Por otra parte, la cultura de paz hace una apuesta por la restauración de la confianza donde se ha perdido y renuncia a generar más desconfianzas que puedan bloquear los procesos de transformación de conflictos. Con las actuales polarizaciones, vamos perdiendo el capital humano representado en la confianza. Se va deteriorando la confianza en la política como tal, como herramienta apta para buscar el bien común y para construir la paz. Y la política necesita ser rehabilitada porque en nuestro contexto está inhabilitada para el diálogo, para generar acuerdos básicos y para abrir caminos de reconciliación social y política.

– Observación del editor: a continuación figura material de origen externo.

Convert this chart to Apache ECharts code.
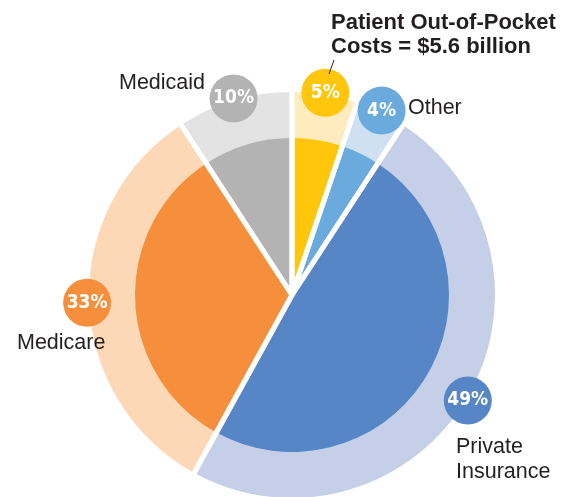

No aspiramos a la sola seguridad pública que atienden policías y militares, aspiramos más alto, aspiramos a la paz que se construye con verdad y con justicia y requiere, además, un cambio cultural profundo, un cambio de las personas, las comunidades y las organizaciones, que mediante actitudes y acciones no violentas pongan ese plus necesario y fundamental que se construye en las conciencias y en las mentes abiertas al prójimo y al país entero. Solamente así, con una cultura de paz, se puede construir una paz sostenible en los territorios y en nuestro país.